So much of marketing and advertising is asking for a handout. The message is focused on the virtues, features or benefits of the product, and it’s asking you to care. The trouble is, people instinctively care about one thing first and foremost – themselves.
In a recent lecture and article, Simon Sinek told the story of how he made a change to the message of a homeless woman’s donation sign – and it doubled her collections in a quarter of the time. His approach is a truth that should be taught to every single marketer looking to engage an audience: always make it about the customer. Not the product. Not the cause. And especially not the features. Sinek explains:
Good, effective marketing is that which talks about the buyer not the seller. We don’t care about the seller, we care what we can get from the seller, and I don’t mean the product attributes. We want things that reflect our own values and beliefs, things that fit into how we live our lives.

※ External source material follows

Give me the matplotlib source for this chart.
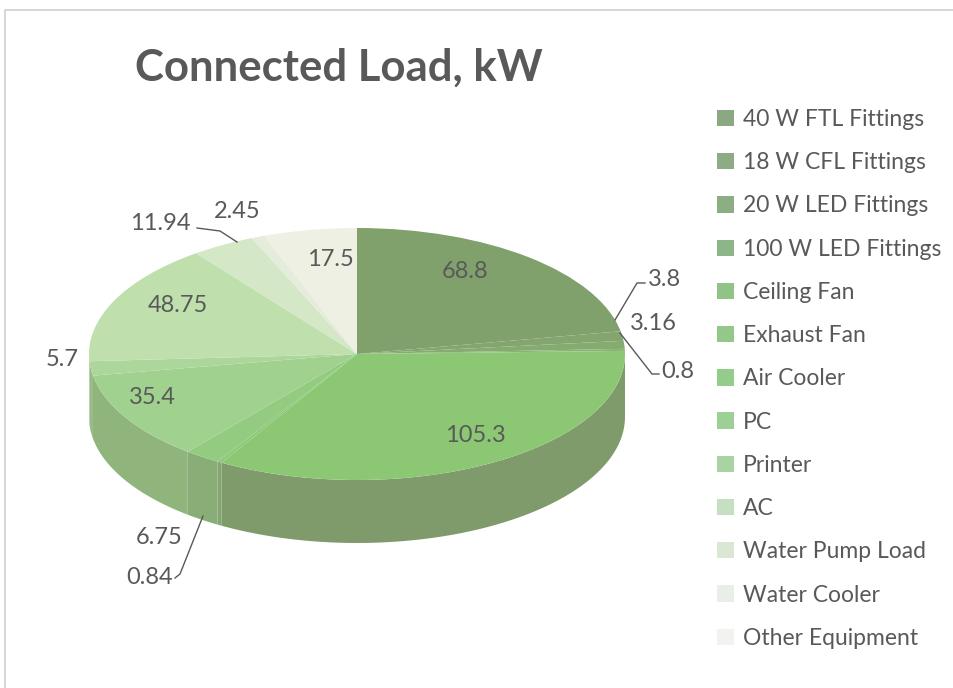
import numpy as np
import matplotlib.pyplot as plt
from matplotlib.patches import Polygon, Patch, Rectangle

plt.rcParams['font.family'] = ['Lato', 'DejaVu Sans']

# === DATA ===
categories = ["40 W FTL Fittings", "18 W CFL Fittings", "20 W LED Fittings",
              "100 W LED Fittings", "Ceiling Fan", "Exhaust Fan", "Air Cooler",
              "PC", "Printer", "AC", "Water Pump Load", "Water Cooler",
              "Other Equipment"]
loads_kw = [68.8, 3.8, 3.16, 0.8, 105.3, 0.84, 6.75, 35.4, 5.7, 48.75, 11.94, 2.45, 17.5]
value_labels = ["68.8", "3.8", "3.16", "0.8", "105.3", "0.84", "6.75", "35.4",
                "5.7", "48.75", "11.94", "2.45", "17.5"]

# === STYLE ===
top_colors = ["#80a06c", "#83a56e", "#86ab70", "#89b372", "#8cc874", "#8ec97a",
              "#93cb80", "#a0d18e", "#acd69c", "#bfe0ad", "#d4e8c8", "#e5ecdc",
              "#eef0e3"]
side_colors = ["#6f8a5e", "#728e60", "#749362", "#779a64", "#7f9b6c", "#84a772",
               "#88ad77", "#8fb57d", "#98ba88", "#a8c49a", "#bccdb2", "#ccd4c4",
               "#d6d8cc"]
legend_colors = ["#8aa882", "#8fab86", "#8bae84", "#8db688", "#90c487", "#93c889",
                 "#94cc8b", "#9ecf97", "#a8d4a1", "#c4e0c0", "#d9e7d3", "#e9eee7",
                 "#f2f3f0"]
TXT = "#595959"

W, H = 954, 688
CX, CY = 357, 354      # centre of the top ellipse (px)
RX, RY = 268, 126      # radii of the top ellipse (px)
DEPTH = 63             # thickness of the pie (px)


def px(x, y):
    # pixel position -> data coords of the pie axes
    return (x - CX) / RX, (CY - y) / RY


fig = plt.figure(figsize=(W / 100, H / 100), dpi=100)
ax = fig.add_axes([0, 0, 1, 1])

wedges, _ = ax.pie(loads_kw, colors=top_colors, startangle=90, counterclock=False,
                   wedgeprops=dict(linewidth=0))
ax.set_aspect('auto')
ax.set_xlim((0 - CX) / RX, (W - CX) / RX)
ax.set_ylim((CY - H) / RY, CY / RY)
ax.axis('off')

# side wall of the front half
d = DEPTH / RY
for w, c in zip(wedges, side_colors):
    t1, t2 = max(w.theta1, -180), min(w.theta2, 0)
    if t2 <= t1:
        continue
    t = np.radians(np.linspace(t1, t2, 60))
    top = np.column_stack([np.cos(t), np.sin(t)])
    bot = np.column_stack([np.cos(t[::-1]), np.sin(t[::-1]) - d])
    ax.add_patch(Polygon(np.vstack([top, bot]), closed=True, facecolor=c,
                         edgecolor='none', zorder=0.5))

# data labels
label_pos = {
    "68.8": (465, 272, 'center'), "105.3": (475, 435, 'center'),
    "35.4": (152, 397, 'center'), "48.75": (178, 306, 'center'),
    "17.5": (330, 260, 'center'), "3.8": (648, 280, 'left'),
    "3.16": (630, 324, 'left'), "0.8": (661, 372, 'left'),
    "5.7": (46, 360, 'left'), "11.94": (191, 224, 'right'),
    "2.45": (214, 211, 'left'), "6.75": (183, 537, 'right'),
    "0.84": (173, 578, 'right'),
}
for lab in value_labels:
    x, y, ha = label_pos[lab]
    ax.text(*px(x, y), lab, ha=ha, va='center', fontsize=17, color=TXT)

# leader lines
leaders = [
    [(615, 320), (637, 283), (645, 283)],
    [(620, 333), (652, 374), (659, 374)],
    [(197, 228), (220, 231), (237, 242)],
    [(203, 516), (180, 574), (175, 578)],
]
for pts in leaders:
    xs, ys = zip(*[px(*p) for p in pts])
    ax.plot(xs, ys, color=TXT, lw=1)

# title
fig.text(135 / W, 1 - 68 / H, "Connected Load, kW", fontsize=31.5, fontweight='bold',
         color=TXT, ha='left', va='center')

# legend
handles = [Patch(facecolor=c, edgecolor='none') for c in legend_colors]
fig.legend(handles, categories, loc='upper left', bbox_to_anchor=(717 / W, 1 - 109 / H),
           frameon=False, fontsize=16.5, labelcolor=TXT, handlelength=0.72,
           handleheight=0.72, handletextpad=0.4, labelspacing=0.97, borderpad=0,
           borderaxespad=0)

# chart border
fig.patches.append(Rectangle((5 / W, -0.05), 1.1, 1 - 10 / H + 0.05,
                             transform=fig.transFigure, fill=False,
                             edgecolor="#cfcfcf", lw=1.2))

plt.savefig("out.png", dpi=100)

So what can companies learn from the homeless? Stop talking about yourselves and start talking about why anyone should care. Talk about our lives and simply place yourself and your products comfortably into our lives. That’s exactly what we did with that homeless person’s billboard.
And what about that sign? What did the new sign say that was able to double revenues in a quarter of the time?
It said simply: “If you only give once a month, please think of me next time.”
This is such a subtle yet powerful shift to the typical “give to me I’m broke, hungry, unemployed” call for help. Think about it.
- The new sign is about you. It insinuates that you care, and empathizes with the feeling that you’d like to give to everyone you see, but you can’t.
- The new sign says that this person will still be around and in need in a month’s time. They are a worthy cause, not just needing a quick buck.
- The new sign isn’t pushy. It’s not asking for anything right now. It’s polite and respectful of you.
- The new sign makes you stop to think. Or at least skip a step. That’s what great ads do.